Enfin, le chœur installé dans l'orchestre dans l'œuvre de Sophocle se situe entre les acteurs et les spectateurs. Cette place est symbolique car le chœur peut être vu comme l'image des spectateurs, de l'opinion publique dans l'histoire. Dans la film de Pasolini, ce "personnage collectif" est représenté par des attroupements de personnes qui expriment par des chants, la joie ou la douleur du peuple mais également par des rapporteurs qui peuvent s'apparenter à des choreutes, qui rapportent la pensée du peuple en s'exprimant directement avec les autres acteurs.
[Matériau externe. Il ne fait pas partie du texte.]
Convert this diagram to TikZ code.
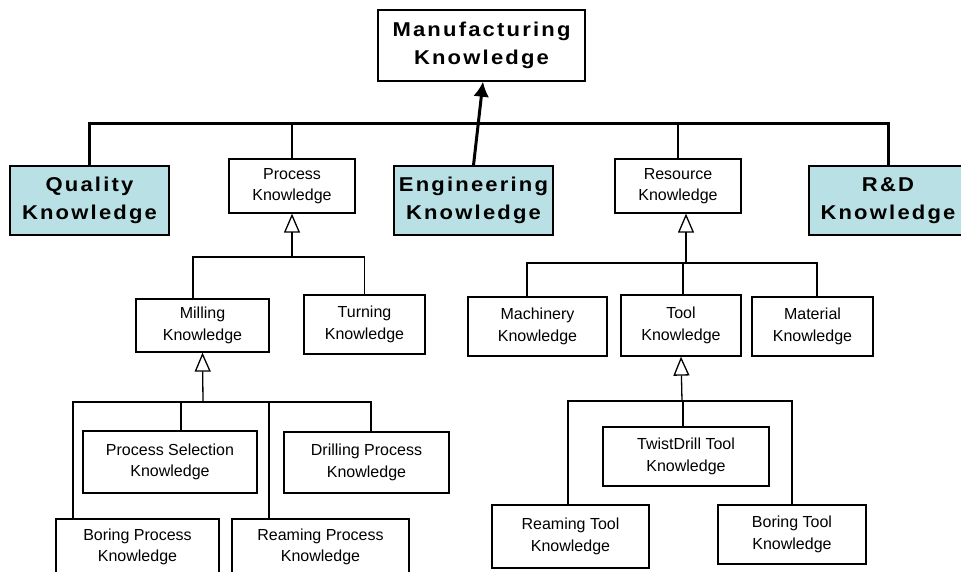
\documentclass[tikz,border=0pt]{standalone}
\usepackage{fontspec}
\setmainfont{Liberation Sans}
\newfontfamily\headfont{Liberation Sans}[LetterSpace=11,FakeStretch=1.1]
\usetikzlibrary{arrows.meta}
\definecolor{domainfill}{RGB}{185,224,228}
\begin{document}
\begin{tikzpicture}[x=1pt,y=-1pt,
  headbox/.style={draw,line width=1.4pt,fill=domainfill,inner sep=0pt,align=center,
    font=\headfont\bfseries\fontsize{20}{28}\selectfont},
  topbox/.style={headbox,fill=white},
  classbox/.style={draw,line width=1.3pt,fill=white,inner sep=0pt,align=center,
    font=\fontsize{16}{21.5}\selectfont},
  conn/.style={line width=1.3pt},
  mainconn/.style={line width=3pt},
  gen/.style={line width=1.3pt,-{Triangle[open,length=19pt,width=16pt,line width=1.3pt,fill=white]}},
]
\useasboundingbox (0,0) rectangle (961,572);
\clip (0,0) rectangle (961,572);

% top level
\node[topbox,minimum width=207pt,minimum height=71pt] (man) at (481.5,45.5) {Manufacturing\\Knowledge};

\node[headbox,minimum width=159pt,minimum height=69pt] (qual) at (89.5,200.5) {Quality\\Knowledge};
\node[classbox,minimum width=126pt,minimum height=54pt] (proc) at (292,186) {Process\\Knowledge};
\node[headbox,minimum width=159pt,minimum height=69pt] (eng) at (473.5,200.5) {Engineering\\Knowledge};
\node[classbox,minimum width=126pt,minimum height=54pt] (res) at (678,186) {Resource\\Knowledge};
\node[headbox,minimum width=158pt,minimum height=69pt] (rd) at (888,200.5) {R\&D\\Knowledge};

% process branch
\node[classbox,minimum width=133pt,minimum height=53pt] (mill) at (202.5,325.5) {Milling\\Knowledge};
\node[classbox,minimum width=121pt,minimum height=59pt] (turn) at (364.5,324.5) {Turning\\Knowledge};
\node[classbox,minimum width=174pt,minimum height=62pt] (psel) at (170,462) {Process Selection\\Knowledge};
\node[classbox,minimum width=165pt,minimum height=61pt] (drill) at (366.5,462.5) {Drilling Process\\Knowledge};
\node[classbox,minimum width=163pt,minimum height=56pt] (bore) at (137.5,547) {Boring Process\\Knowledge};
\node[classbox,minimum width=177pt,minimum height=56pt] (ream) at (320.5,547) {Reaming Process\\Knowledge};

% resource branch
\node[classbox,minimum width=139pt,minimum height=59pt] (mach) at (537.5,326.5) {Machinery\\Knowledge};
\node[classbox,minimum width=120pt,minimum height=61pt] (tool) at (681,325.5) {Tool\\Knowledge};
\node[classbox,minimum width=121pt,minimum height=59pt] (mat) at (812.5,326.5) {Material\\Knowledge};
\node[classbox,minimum width=166pt,minimum height=59pt] (twist) at (686,456.5) {TwistDrill Tool\\Knowledge};
\node[classbox,minimum width=157pt,minimum height=63pt] (rtool) at (570.5,536.5) {Reaming Tool\\Knowledge};
\node[classbox,minimum width=148pt,minimum height=59pt] (btool) at (792,534.5) {Boring Tool\\Knowledge};

% junction points of the trees
\coordinate (hub) at (483,124);
\coordinate (pj) at (292,257);
\coordinate (mj) at (203,402);
\coordinate (rj) at (686,263);
\coordinate (tj) at (682,401);

% top level bus
\draw[mainconn] (qual.north) |- (hub) -| (rd.north);
\draw[conn] (proc.north) -- (proc.north |- hub);
\draw[conn] (res.north) -- (res.north |- hub);
\draw[mainconn,-{Latex[length=15pt,width=16pt]}] (eng.north) -- ([xshift=1.5pt]man.south);

% process generalisation
\coordinate (millTop) at ([xshift=-9.5pt]mill.north);
\draw[conn] (millTop) |- (pj) -| (turn.north);
\draw[gen] (pj) -- (proc.south);

% milling generalisation
\coordinate (boreTop) at ([xshift=-64.5pt]bore.north);
\coordinate (pselTop) at ([xshift=11pt]psel.north);
\coordinate (reamTop) at ([xshift=-51.5pt]ream.north);
\coordinate (drillTop) at ([xshift=4.5pt]drill.north);
\draw[conn] (boreTop) |- (mj) -| (drillTop);
\draw[conn] (pselTop) -- (pselTop |- mj);
\draw[conn] (reamTop) -- (reamTop |- mj);
\draw[gen] (mj) -- (mill.south);

% resource generalisation
\coordinate (machTop) at ([xshift=-10.5pt]mach.north);
\coordinate (toolTop) at ([xshift=2pt]tool.north);
\coordinate (matTop) at ([xshift=4.5pt]mat.north);
\draw[conn] (machTop) |- (rj) -| (matTop);
\draw[conn] (toolTop) -- (toolTop |- rj);
\draw[gen] (rj) -- (rj |- res.south);

% tool generalisation
\coordinate (rtoolTop) at ([xshift=-2.5pt]rtool.north);
\coordinate (twistTop) at ([xshift=-3pt]twist.north);
\draw[conn] (rtoolTop) |- (tj) -| (btool.north);
\draw[conn] (twistTop) -- (twistTop |- tj);
\draw[gen] (tj) -- (tool.south);
\end{tikzpicture}
\end{document}
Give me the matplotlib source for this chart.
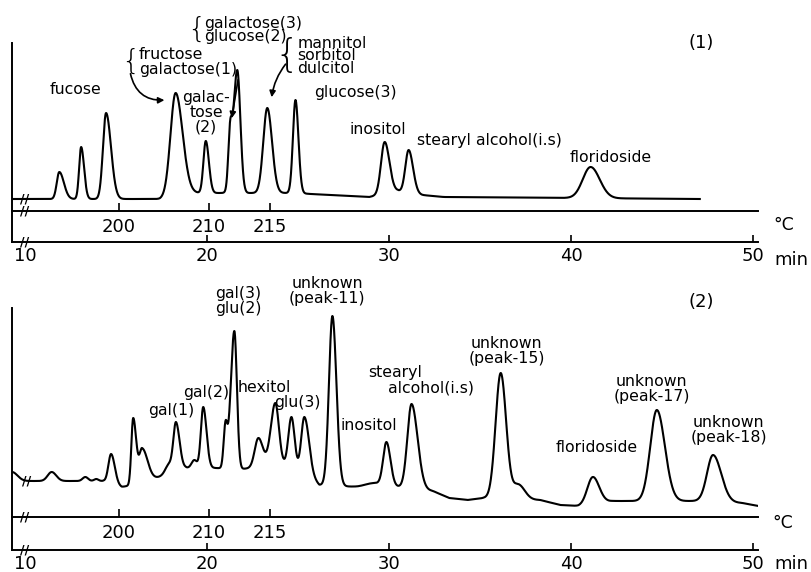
import numpy as np
import matplotlib
matplotlib.use("Agg")
import matplotlib.pyplot as plt

# ------------------------------------------------------------------ data
# time axis (min) and temperature program ticks
time_ticks = [10, 20, 30, 40, 50]
time_labels = ["10", "20", "30", "40", "50"]
temp_tick_times = [15.15, 20.1, 23.45]
temp_labels = ["200", "210", "215"]

# Chromatogram (1): peak retention time (min), apex height, left/right widths (min)
p1_time = [11.87, 13.07, 14.44, 18.26, 19.92, 21.25, 21.65, 23.30, 24.85, 29.75, 31.07, 41.07]
p1_top = [27, 52, 86, 106, 58, 77, 129, 91, 99, 57, 49, 32]
p1_sig_l = [0.14, 0.11, 0.17, 0.28, 0.13, 0.10, 0.22, 0.22, 0.14, 0.20, 0.18, 0.43]
p1_sig_r = [0.25, 0.16, 0.27, 0.38, 0.17, 0.10, 0.17, 0.26, 0.16, 0.26, 0.24, 0.50]
p1_base_time = [9.27, 17.4, 18.9, 24.9, 25.7, 28.9, 30.46, 31.8, 33.0, 47.07]
p1_base_level = [0, 0, 6, 6, 5, 2, 8, 4, 2, 0]
p1_span = [9.27, 47.07]

# Chromatogram (2)
p2_time = [9.27, 11.45, 13.30, 13.90, 14.72, 15.93, 16.42, 17.90, 18.28, 19.29, 19.78,
           21.00, 21.49, 22.81, 23.74, 24.63, 25.34, 26.88, 29.19, 29.85, 31.23, 36.13,
           37.10, 41.19, 44.71, 47.80]
p2_top = [9, 9, 4, 2, 27, 63, 33, 18, 59, 21, 74, 60, 150, 43, 78, 64, 64, 165, -2, 39,
          77, 108, -3, 4, 71, 26]
p2_sig_l = [0.30, 0.22, 0.15, 0.12, 0.15, 0.10, 0.15, 0.20, 0.14, 0.15, 0.13, 0.10, 0.20,
            0.20, 0.25, 0.17, 0.17, 0.19, 0.50, 0.18, 0.23, 0.28, 0.30, 0.30, 0.36, 0.33]
p2_sig_r = [0.30, 0.25, 0.15, 0.12, 0.20, 0.17, 0.30, 0.20, 0.20, 0.15, 0.18, 0.10, 0.14,
            0.25, 0.20, 0.17, 0.25, 0.22, 0.50, 0.22, 0.33, 0.30, 0.35, 0.35, 0.44, 0.45]
p2_base_time = [9.27, 14.3, 15.3, 16.2, 17.2, 18.0, 18.8, 20.4, 21.9, 23.0, 24.2, 25.5,
                26.16, 28.26, 30.51, 32.4, 33.3, 34.3, 35.2, 38.3, 39.4, 40.4, 42.3, 47.0,
                49.4, 50.3]
p2_base_level = [0, 0, -6, -3, 3, 8, 13, 13, 12, 14, 16, 8, -4, -6, -6, -10, -17, -19,
                 -17, -19, -24, -25, -20, -20, -22, -25]
p2_span = [9.27, 50.3]

# peak labels: (text, time, height, ha, linespacing)
p1_labels = [
    ("fucose", 12.74, 109, "center", 1.0),
    ("fructose\ngalactose(1)", 16.25, 137, "left", 1.0),
    ("galac-\ntose\n(2)", 19.93, 87, "center", 1.0),
    ("galactose(3)\nglucose(2)", 19.85, 169, "left", 0.88),
    ("mannitol\nsorbitol\ndulcitol", 24.95, 143, "left", 0.82),
    ("glucose(3)", 28.14, 106, "center", 1.0),
    ("inositol", 29.4, 70, "center", 1.0),
    ("stearyl alcohol(i.s)", 35.5, 59, "center", 1.0),
    ("floridoside", 42.17, 42, "center", 1.0),
]
# braces grouping the co-eluting sugars: (time, height, fontsize)
p1_braces = [(16.3, 137, 21), (19.9, 169, 21), (25.05, 143, 28)]

p2_labels = [
    ("gal(1)", 18.02, 70, "center", 1.0),
    ("gal(2)", 19.94, 89, "center", 1.0),
    ("gal(3)\nglu(2)", 21.7, 180, "center", 1.0),
    ("hexitol", 23.13, 93, "center", 1.0),
    ("glu(3)", 24.95, 78, "center", 1.0),
    ("unknown\n(peak-11)", 26.6, 190, "center", 1.0),
    ("inositol", 28.9, 56, "center", 1.0),
    ("stearyl", 30.33, 108, "center", 1.0),
    ("alcohol(i.s)", 32.3, 93, "center", 1.0),
    ("unknown\n(peak-15)", 36.45, 129.5, "center", 1.0),
    ("floridoside", 41.41, 34, "center", 1.0),
    ("unknown\n(peak-17)", 44.43, 91.5, "center", 1.0),
    ("unknown\n(peak-18)", 48.67, 51, "center", 1.0),
]

# ------------------------------------------------------------------ helpers
FONT = "DejaVu Sans"
plt.rcParams["font.family"] = [FONT]
LW = 1.5


def peak_shape(t, center, sl, sr):
    d = t - center
    s = np.where(d < 0, sl, sr)
    return np.exp(-0.5 * (d / s) ** 2)


def build_trace(t, times, tops, sl, sr, bt, bl):
    times = np.asarray(times, float)
    tops = np.asarray(tops, float)
    n = len(times)
    A = np.zeros((n, n))
    for j in range(n):
        A[:, j] = peak_shape(times, times[j], sl[j], sr[j])
    amp = np.linalg.solve(A, tops - np.interp(times, bt, bl))
    y = np.interp(t, bt, bl)
    for j in range(n):
        y = y + amp[j] * peak_shape(t, times[j], sl[j], sr[j])
    return y


def setup_axes(ax, ylim, temp_loc):
    ax.set_xlim(9.27, 50.27)
    ax.set_ylim(*ylim)
    for s in ("top", "right"):
        ax.spines[s].set_visible(False)
    ax.spines["left"].set_linewidth(1.4)
    ax.spines["bottom"].set_linewidth(1.4)
    ax.set_yticks([])
    ax.set_xticks(time_ticks, labels=time_labels)
    ax.tick_params(axis="x", direction="in", length=5, width=1.2, labelsize=13, pad=3.5)
    ax.xaxis.get_major_ticks()[0].tick1line.set_visible(False)
    sec = ax.secondary_xaxis(temp_loc, functions=(lambda x: x, lambda x: x))
    sec.set_xticks(temp_tick_times, labels=temp_labels)
    sec.tick_params(direction="in", length=6, width=1.2, labelsize=13, pad=5)
    sec.spines["bottom"].set_linewidth(1.4)
    # axis-break marks
    for yy in (0.0, temp_loc):
        ax.text(9.98, yy, "//", transform=ax.get_xaxis_transform(), ha="center",
                va="center", fontsize=9, fontweight="bold")


fig = plt.figure(figsize=(8.12, 5.72), dpi=100)

arrow_kw = dict(arrowstyle="-|>", color="black", lw=1.2, mutation_scale=9)

# ------------------------------------------------------------------ panel 1
ax1 = fig.add_axes([12 / 812, 1 - 242 / 572, 746 / 812, 199 / 572])
setup_axes(ax1, (-43, 156), 0.156)
t1 = np.linspace(p1_span[0], p1_span[1], 4000)
y1 = build_trace(t1, p1_time, p1_top, p1_sig_l, p1_sig_r, p1_base_time, p1_base_level)
ax1.plot(t1, y1, color="black", lw=LW, solid_joinstyle="round")
ax1.text(9.98, 0, "//", ha="center", va="center", fontsize=9, fontweight="bold")
for txt, tx, ty, ha, ls in p1_labels:
    ax1.text(tx, ty, txt, ha=ha, va="center", fontsize=11.3, linespacing=ls)
for bx, by, bs in p1_braces:
    ax1.text(bx, by, "{", ha="right", va="center", fontsize=bs, fontweight="light")
ax1.annotate("", xy=(17.8, 99), xytext=(15.75, 128),
             arrowprops=dict(connectionstyle="arc3,rad=0.45", **arrow_kw))
ax1.annotate("", xy=(21.32, 78), xytext=(21.72, 122),
             arrowprops=dict(connectionstyle="arc3,rad=0", **arrow_kw))
ax1.annotate("", xy=(23.52, 99), xytext=(24.4, 137),
             arrowprops=dict(connectionstyle="arc3,rad=0.15", **arrow_kw))
ax1.text(47.17, 156, "(1)", ha="center", va="center", fontsize=13)
ax1.text(51.7, -26, "°C", ha="center", va="center", fontsize=12.5)
ax1.text(52.1, -66, "min", ha="center", va="baseline", fontsize=13)

# ------------------------------------------------------------------ panel 2
ax2 = fig.add_axes([12 / 812, 1 - 550 / 572, 746 / 812, 242 / 572])
setup_axes(ax2, (-69, 173), 0.136)
t2 = np.linspace(p2_span[0], p2_span[1], 4000)
y2 = build_trace(t2, p2_time, p2_top, p2_sig_l, p2_sig_r, p2_base_time, p2_base_level)
ax2.plot(t2, y2, color="black", lw=LW, solid_joinstyle="round")
ax2.text(10.1, 0, "//", ha="center", va="center", fontsize=9, fontweight="bold")
for txt, tx, ty, ha, ls in p2_labels:
    ax2.text(tx, ty, txt, ha=ha, va="center", fontsize=11.3, linespacing=ls)
ax2.text(47.17, 179, "(2)", ha="center", va="center", fontsize=13)
ax2.text(51.65, -42, "°C", ha="center", va="center", fontsize=12.5)
ax2.text(52.1, -88, "min", ha="center", va="baseline", fontsize=13)

fig.savefig("out.png", dpi=100)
Le chœur joue un rôle dramatique en participant à l'avancée de l'histoire, un rôle religieux et vénérant certains dieux, un rôle artistique par la dimension musicale qu'il apporte et également un rôle moralisateur par le jugement constant de l'action qui s'adresse en réalité au public. La tragédie tenant ses racines de la Grèce antique et étant un événement public de rassemblement, accorde bien évidemment de l'importance au peuple et donc au chœur qui fait vivre la cité où se déroule l'action.